On October 31, 2003, ISO-NE, together with New England's principal
transmission system owners, including VELCO, filed a request for designation of
ISO-NE as a regional transmission organization for New England ("RTO-NE"). On
March 24, 2004, the FERC conditionally approved ISO-NE's designation as an RTO.
ISO-NE will continue to perform all of its current responsibilities and will
also become the transmission provider for the New England region, acquiring
operational authority over daily management of the transmission system. Also on
October 31, 2003, certain transmission owners in New England, including the
Company, reached an agreement to submit a tariff, agreements and other documents
to the FERC to include costs associated with certain transmission facilities,
known as the Highgate Facilities, of which the Company is a part owner, in
region-wide rates as set forth in the RTO-NE proposal. The Company and other
transmission owners are currently working with ISO-NE to make operating
arrangements in advance of making a filing with the FERC.

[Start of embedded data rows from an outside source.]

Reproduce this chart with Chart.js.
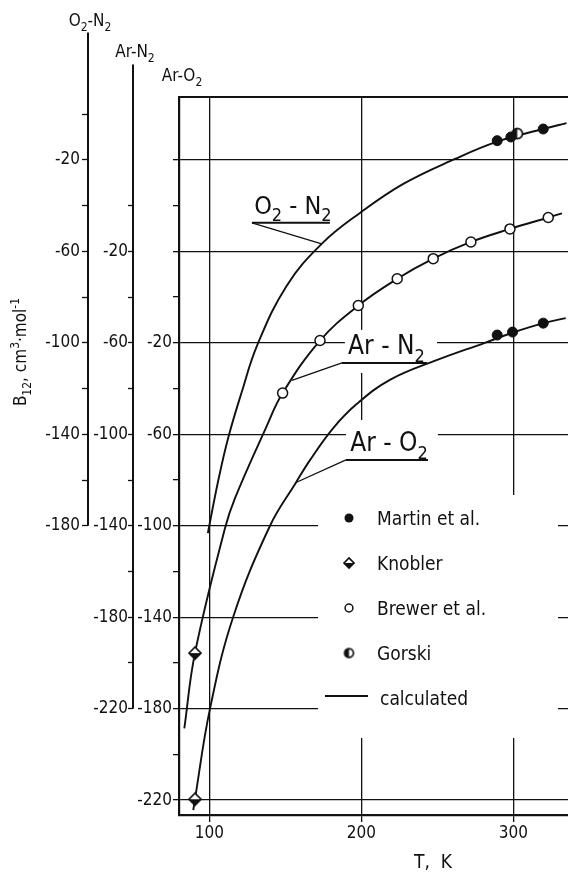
<!DOCTYPE html>
<html>
<head>
<meta charset="utf-8">
<script src="https://cdn.jsdelivr.net/npm/chart.js@4/dist/chart.umd.min.js"></script>
<style>
  html, body { margin: 0; padding: 0; background: #fff; }
  #wrap { position: relative; width: 568px; height: 873px; }
</style>
</head>
<body>
<div id="wrap"><canvas id="c" width="568" height="873"></canvas></div>
<script>
const FONT = '"DejaVu Sans Condensed", "Liberation Sans Narrow", "DejaVu Sans", sans-serif';
const INK = '#111';

// Calculated second cross virial coefficient B12 (cm3/mol) against T (K)
const o2n2CalcT = [99.0, 105.9, 112.4, 121.3, 131.5, 150.9, 173.9, 199.1, 227.6, 261.6, 289.4, 319.7, 335.0];
const o2n2CalcB = [-183.2, -160.0, -141.5, -121.5, -101.0, -75.0, -56.7, -43.2, -30.5, -19.6, -12.0, -6.5, -3.9];

const arn2CalcT = [83.5, 90.5, 110.3, 116.8, 137.0, 148.2, 172.8, 198.0, 223.6, 247.3, 272.1, 297.8, 323.0, 332.0];
const arn2CalcB = [-228.6, -195.7, -141.0, -128.0, -97.5, -82.0, -59.0, -43.7, -32.0, -23.2, -15.9, -10.2, -5.2, -3.4];

const aro2CalcT = [89.4, 90.5, 100.4, 115.7, 139.9, 157.0, 166.2, 181.5, 196.9, 218.8, 249.5, 281.3, 299.4, 319.7, 334.5];
const aro2CalcB = [-224.4, -219.6, -180.0, -139.8, -100.0, -81.1, -71.3, -57.3, -46.8, -36.2, -27.6, -20.0, -15.6, -11.4, -9.2];

// Measurements
const martinO2N2T = [289.4, 298.4, 319.7];
const martinO2N2B = [-11.6, -10.0, -6.5];
const gorskiO2N2T = [302.6];
const gorskiO2N2B = [-8.5];
const brewerArN2T = [148.2, 172.8, 198.0, 223.6, 247.3, 272.1, 297.8, 323.0];
const brewerArN2B = [-82.0, -59.0, -43.7, -32.0, -23.2, -15.9, -10.2, -5.2];
const knoblerArN2T = [90.5];
const knoblerArN2B = [-195.7];
const martinArO2T = [289.4, 299.5, 319.7];
const martinArO2B = [-16.6, -15.3, -11.4];
const knoblerArO2T = [90.5];
const knoblerArO2B = [-219.6];

// Tick values
const tempTicks = [100, 200, 300];
const aro2Ticks = [-220, -200, -180, -160, -140, -120, -100, -80, -60, -40, -20, 0, 20, 40, 60];
const aro2Labels = [-220, -180, -140, -100, -60, -20];
const aro2Grid = [-220, -180, -140, -100, -60, -20, 20, 60];
const arn2Ticks = [-220, -200, -180, -160, -140, -120, -100, -80, -60, -40, -20, 0];
const arn2Labels = [-220, -180, -140, -100, -60, -20];
const o2n2Ticks = [-180, -160, -140, -120, -100, -80, -60, -40, -20, 0];
const o2n2Labels = [-180, -140, -100, -60, -20];

const pts = (xs, ys) => xs.map((x, i) => ({ x, y: ys[i] }));

// Half-filled marker glyphs
function knoblerGlyph(size) {
  const s = size + 4, c = document.createElement('canvas');
  c.width = c.height = s;
  const g = c.getContext('2d'), m = s / 2, h = size / 2;
  g.beginPath(); g.moveTo(m - h, m); g.lineTo(m, m + h); g.lineTo(m + h, m); g.closePath();
  g.fillStyle = INK; g.fill();
  g.beginPath(); g.moveTo(m - h, m); g.lineTo(m, m - h); g.lineTo(m + h, m); g.closePath();
  g.fillStyle = '#fff'; g.fill();
  g.beginPath(); g.moveTo(m - h, m); g.lineTo(m, m - h); g.lineTo(m + h, m); g.lineTo(m, m + h); g.closePath();
  g.lineWidth = 1.7; g.strokeStyle = INK; g.stroke();
  return c;
}
function gorskiGlyph(r) {
  const s = Math.ceil(2 * r + 4), c = document.createElement('canvas');
  c.width = c.height = s;
  const g = c.getContext('2d'), m = s / 2;
  g.beginPath(); g.arc(m, m, r, 0, Math.PI * 2); g.fillStyle = '#fff'; g.fill();
  g.beginPath(); g.arc(m, m, r, Math.PI / 2, Math.PI * 1.5); g.closePath(); g.fillStyle = INK; g.fill();
  g.beginPath(); g.arc(m, m, r, 0, Math.PI * 2); g.lineWidth = 1.7; g.strokeStyle = INK; g.stroke();
  return c;
}
const knoblerImg = knoblerGlyph(12);
const knoblerSmall = knoblerGlyph(10);
const gorskiImg = gorskiGlyph(5.2);
const gorskiSmall = gorskiGlyph(4.4);

// Text with sub/superscripts; kind 0 normal, 1 subscript, 2 superscript
function richText(ctx, parts, x, y, size, align) {
  const fontOf = k => (k ? Math.round(size * 0.7) : size) + 'px ' + FONT;
  let w = 0;
  for (const [t, k] of parts) { ctx.font = fontOf(k); w += ctx.measureText(t).width; }
  let cx = align === 'center' ? x - w / 2 : (align === 'right' ? x - w : x);
  ctx.textAlign = 'left';
  ctx.textBaseline = 'alphabetic';
  for (const [t, k] of parts) {
    ctx.font = fontOf(k);
    const dy = k === 1 ? size * 0.3 : (k === 2 ? -size * 0.4 : 0);
    ctx.fillText(t, cx, y + dy);
    cx += ctx.measureText(t).width;
  }
  return w;
}

// Curve captions, anchored in each mixture's own axis units
const captions = [
  { axis: 'yO2N2', parts: [['O', 0], ['2', 1], [' - ', 0], ['N', 0], ['2', 1]], size: 25,
    t0: 128.0, t1: 179.3, b: -47.5, leadT: 173.9, leadB: -56.7, panel: null },
  { axis: 'yArN2', parts: [['Ar - N', 0], ['2', 1]], size: 26,
    t0: 187.2, t1: 243.2, b: -68.8, leadT: 154.3, leadB: -76.4, panel: 'box' },
  { axis: 'yArO2', parts: [['Ar - O', 0], ['2', 1]], size: 26,
    t0: 189.9, t1: 243.8, b: -71.2, leadT: 157.0, leadB: -81.1, panel: 'toLegend' },
];

// Legend block
const legendBox = { x: 318, y: 495, w: 240, h: 243 };
const legendRows = [
  { kind: 'filled', text: 'Martin et al.' },
  { kind: 'knobler', text: 'Knobler' },
  { kind: 'open', text: 'Brewer et al.' },
  { kind: 'gorski', text: 'Gorski' },
  { kind: 'line', text: 'calculated' },
];

const decor = {
  id: 'decor',
  beforeDatasetsDraw(chart) {
    const { ctx, chartArea: a, scales } = chart;
    const X = scales.x;
    ctx.save();
    ctx.fillStyle = '#fff';
    ctx.fillRect(legendBox.x, legendBox.y, legendBox.w, legendBox.h);
    for (const c of captions) {
      if (!c.panel) continue;
      const Y = scales[c.axis];
      const x0 = X.getPixelForValue(c.t0), x1 = X.getPixelForValue(c.t1), y = Y.getPixelForValue(c.b);
      if (c.panel === 'box') ctx.fillRect(x0 + 3, y - 33, x1 - x0 + 7, 43);
      else ctx.fillRect(x0, y - 40, x1 - x0 + 10, legendBox.y - (y - 40));
    }
    // top edge of the frame
    ctx.strokeStyle = INK; ctx.lineWidth = 2.2;
    ctx.beginPath(); ctx.moveTo(a.left - 1, a.top); ctx.lineTo(a.right, a.top); ctx.stroke();
    ctx.restore();
  },
  afterDraw(chart) {
    const { ctx, chartArea: a, scales } = chart;
    const X = scales.x;
    ctx.save();
    ctx.fillStyle = INK; ctx.strokeStyle = INK;

    // outer axis spines, each running past the frame top
    const spine = (id, from, to) => {
      const s = scales[id];
      ctx.lineWidth = 2;
      ctx.beginPath();
      ctx.moveTo(s.right, s.getPixelForValue(from));
      ctx.lineTo(s.right, s.getPixelForValue(to));
      ctx.stroke();
    };
    spine('yO2N2', 35.7, -180);
    spine('yArN2', 61.7, -220);

    // axis headers
    richText(ctx, [['O', 0], ['2', 1], ['-', 0], ['N', 0], ['2', 1]], scales.yO2N2.right + 2, 26, 17, 'center');
    richText(ctx, [['Ar-N', 0], ['2', 1]], scales.yArN2.right + 2, 57, 17, 'center');
    richText(ctx, [['Ar-O', 0], ['2', 1]], a.left + 3, 81, 17, 'center');

    // y title, reading upward
    ctx.save();
    ctx.translate(26, 352);
    ctx.rotate(-Math.PI / 2);
    richText(ctx, [['B', 0], ['12', 1], [', cm', 0], ['3', 2], ['·mol', 0], ['-1', 2]], 0, 0, 17, 'center');
    ctx.restore();

    // x title
    richText(ctx, [['T,  K', 0]], 433, 868, 19, 'center');

    // curve captions with underline and leader
    for (const c of captions) {
      const Y = scales[c.axis];
      const x0 = X.getPixelForValue(c.t0), x1 = X.getPixelForValue(c.t1), y = Y.getPixelForValue(c.b);
      const lx = X.getPixelForValue(c.leadT), ly = Y.getPixelForValue(c.leadB);
      ctx.lineWidth = 2;
      ctx.beginPath(); ctx.moveTo(x1, y); ctx.lineTo(x0, y); ctx.stroke();
      ctx.lineWidth = 1.3;
      ctx.beginPath(); ctx.moveTo(x0, y); ctx.lineTo(lx, ly); ctx.stroke();
      richText(ctx, c.parts, (x0 + x1) / 2 + 2, y - 9, c.size, 'center');
    }

    // legend
    const mx = 349, tx = 377;
    legendRows.forEach((r, i) => {
      const y = 518 + i * 45;
      if (r.kind === 'filled') { ctx.beginPath(); ctx.arc(mx, y, 4.5, 0, Math.PI * 2); ctx.fill(); }
      else if (r.kind === 'open') { ctx.lineWidth = 1.5; ctx.beginPath(); ctx.arc(mx, y, 3.9, 0, Math.PI * 2); ctx.stroke(); }
      else if (r.kind === 'knobler') ctx.drawImage(knoblerSmall, mx - knoblerSmall.width / 2, y - knoblerSmall.height / 2);
      else if (r.kind === 'gorski') ctx.drawImage(gorskiSmall, mx - gorskiSmall.width / 2, y - gorskiSmall.height / 2);
      else { ctx.lineWidth = 2.2; ctx.beginPath(); ctx.moveTo(325, y - 2); ctx.lineTo(368, y - 2); ctx.stroke(); }
      richText(ctx, [[r.text, 0]], r.kind === 'line' ? 380 : tx, y + 7, 19, 'left');
    });
    ctx.restore();
  }
};

const tickFont = { family: FONT, size: 17 };
const calcLine = (label, xs, ys, axis) => ({
  label, data: pts(xs, ys), yAxisID: axis, showLine: true,
  borderColor: INK, borderWidth: 1.9, pointRadius: 0, fill: false,
  tension: 0.4
});
const marks = (label, xs, ys, axis, style) => Object.assign({
  label, data: pts(xs, ys), yAxisID: axis, showLine: false,
  borderColor: INK, pointBorderColor: INK
}, style);

const filled = { pointStyle: 'circle', pointRadius: 5, pointBackgroundColor: INK, pointBorderWidth: 1 };
const open = { pointStyle: 'circle', pointRadius: 5, pointBackgroundColor: '#fff', pointBorderWidth: 1.5 };

new Chart(document.getElementById('c'), {
  type: 'scatter',
  data: {
    datasets: [
      marks('Martin et al. (O2-N2)', martinO2N2T, martinO2N2B, 'yO2N2', filled),
      marks('Martin et al. (Ar-O2)', martinArO2T, martinArO2B, 'yArO2', filled),
      marks('Gorski', gorskiO2N2T, gorskiO2N2B, 'yO2N2', { pointStyle: gorskiImg, pointRadius: 5 }),
      marks('Brewer et al.', brewerArN2T, brewerArN2B, 'yArN2', open),
      marks('Knobler (Ar-N2)', knoblerArN2T, knoblerArN2B, 'yArN2', { pointStyle: knoblerImg, pointRadius: 6 }),
      marks('Knobler (Ar-O2)', knoblerArO2T, knoblerArO2B, 'yArO2', { pointStyle: knoblerImg, pointRadius: 6 }),
      calcLine('O2-N2 calculated', o2n2CalcT, o2n2CalcB, 'yO2N2'),
      calcLine('Ar-N2 calculated', arn2CalcT, arn2CalcB, 'yArN2'),
      calcLine('Ar-O2 calculated', aro2CalcT, aro2CalcB, 'yArO2'),
    ]
  },
  options: {
    responsive: false,
    animation: false,
    devicePixelRatio: 1,
    layout: { autoPadding: false, padding: { top: 97, right: 0, bottom: 0, left: 0 } },
    plugins: { legend: { display: false }, tooltip: { enabled: false } },
    scales: {
      x: {
        type: 'linear', position: 'bottom', min: 80, max: 336,
        afterBuildTicks: s => { s.ticks = tempTicks.map(v => ({ value: v })); },
        afterFit: s => { s.height = 58; s.paddingLeft = 0; s.paddingRight = 0; },
        grid: { color: INK, lineWidth: 1.3, tickLength: 7, tickColor: INK, tickWidth: 1.3 },
        border: { color: INK, width: 2.2 },
        ticks: { font: tickFont, color: INK, padding: 1, autoSkip: false, maxRotation: 0, callback: v => String(v) }
      },
      yArO2: {
        type: 'linear', position: 'left', weight: 0, min: -226.5, max: 87.5,
        afterBuildTicks: s => { s.ticks = aro2Ticks.map(v => ({ value: v })); },
        afterFit: s => { s.width = 46; },
        grid: {
          color: c => (c.tick && aro2Grid.includes(c.tick.value)) ? INK : 'rgba(0,0,0,0)',
          lineWidth: 1.3, tickColor: INK, tickWidth: 1.3, tickLength: 6
        },
        border: { color: INK, width: 2.2 },
        ticks: { font: tickFont, color: INK, padding: 1, autoSkip: false,
                 callback: v => aro2Labels.includes(v) ? String(v) : '' }
      },
      yArN2: {
        type: 'linear', position: 'left', weight: 1, min: -266.5, max: 47.5,
        afterBuildTicks: s => { s.ticks = arn2Ticks.map(v => ({ value: v })); },
        afterFit: s => { s.width = 45; },
        grid: { drawOnChartArea: false, color: INK, tickColor: INK, tickWidth: 1.3, tickLength: 5 },
        border: { display: false },
        ticks: { font: tickFont, color: INK, padding: 0, autoSkip: false,
                 callback: v => arn2Labels.includes(v) ? String(v) : '' }
      },
      yO2N2: {
        type: 'linear', position: 'left', weight: 2, min: -306.5, max: 7.5,
        afterBuildTicks: s => { s.ticks = o2n2Ticks.map(v => ({ value: v })); },
        afterFit: s => { s.width = 88; },
        grid: { drawOnChartArea: false, color: INK, tickColor: INK, tickWidth: 1.3, tickLength: 6 },
        border: { display: false },
        ticks: { font: tickFont, color: INK, padding: 2, autoSkip: false,
                 callback: v => o2n2Labels.includes(v) ? String(v) : '' }
      }
    }
  },
  plugins: [decor]
});
</script>
</body>
</html>
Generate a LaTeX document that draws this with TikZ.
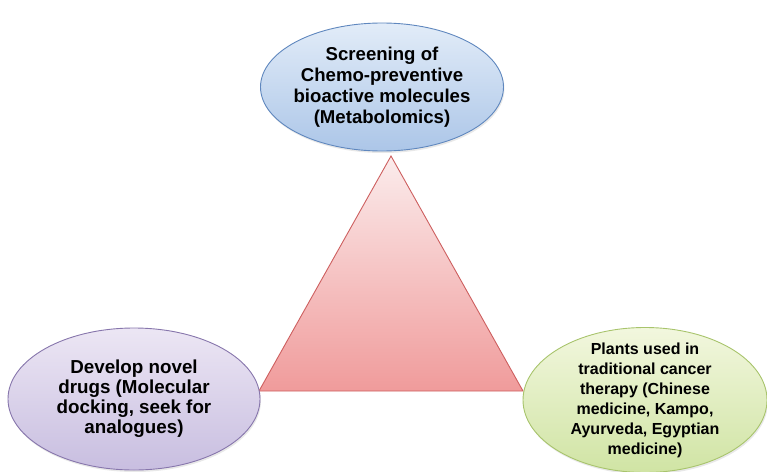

VELCO, the owner and operator of Vermont's principal electric transmission
system assets, has proposed a project to substantially upgrade Vermont's
transmission system (the "Northwest Reliability Project"), principally to
support reliability and eliminate transmission constraints in northwestern
Vermont, including most of the Company's service territory. We own
approximately 29 percent of VELCO. The proposed Northwest Reliability Project
must be approved by the VPSB. Several Vermont municipalities, citizen groups
and individuals have intervened in the VPSB proceedings to oppose or request
modifications to the project. If approved, the project is estimated to cost
approximately $130 million through 2007. VELCO intends to finance the costs of
constructing the Northwest Reliability Project in part through increased equity
investment. The Company plans to invest approximately $20 million in VELCO to
support this and other transmission projects through 2007. Under current NEPOOL
and ISO-NE rules, which require qualifying large transmission project costs to
be shared among all New England utilities, most of the costs of the Northwest
Reliability Project will be allocated throughout the New England region, with
Vermont utilities responsible for approximately five percent of allocated costs.
In August 2003, a coalition of New England public utility commissions and
other parties challenged the NEPOOL and ISO-NE transmission cost allocation
rules. On December 18, 2003, FERC rejected this challenge. FERC's order is
subject to pending requests for rehearing and has been appealed to the US Court
of Appeals for the D.C. Circuit. If the current transmission cost allocation
rules are modified or eliminated, Vermont utilities, including the Company,
could be required to bear a greater proportion, and potentially all, of the cost
of the Northwest Reliability Project.

MAINTENANCE EXPENSES
Maintenance expenses increased $275,000 or 12.8 percent for the three
months ended June 30, 2004 compared with the same period in 2003, primarily due
to an increase in scheduled maintenance on distribution and hydro facilities.
The Company is increasing expenditures by approximately $600,000 for tree
clearing in rights of way to improve system reliability during 2004.
Maintenance expenses increased $188,000 or 4.2 percent for the six months ended
June 30, 2004 compared with the same period in 2003 for the same reasons.

DEPRECIATION AND AMORTIZATION EXPENSES
Depreciation and amortization expenses for the quarter ended June 30, 2004
increased $79,000 or 2.3 percent compared with the same period in 2003,
reflecting an increase in the depreciation of utility plant, offset by a
decrease in the amortization of demand side management assets. Depreciation and
amortization expenses increased $21,000 or 0.3 percent for the six months ended
June 30, 2004 compared with the same period in 2003 for the same reasons.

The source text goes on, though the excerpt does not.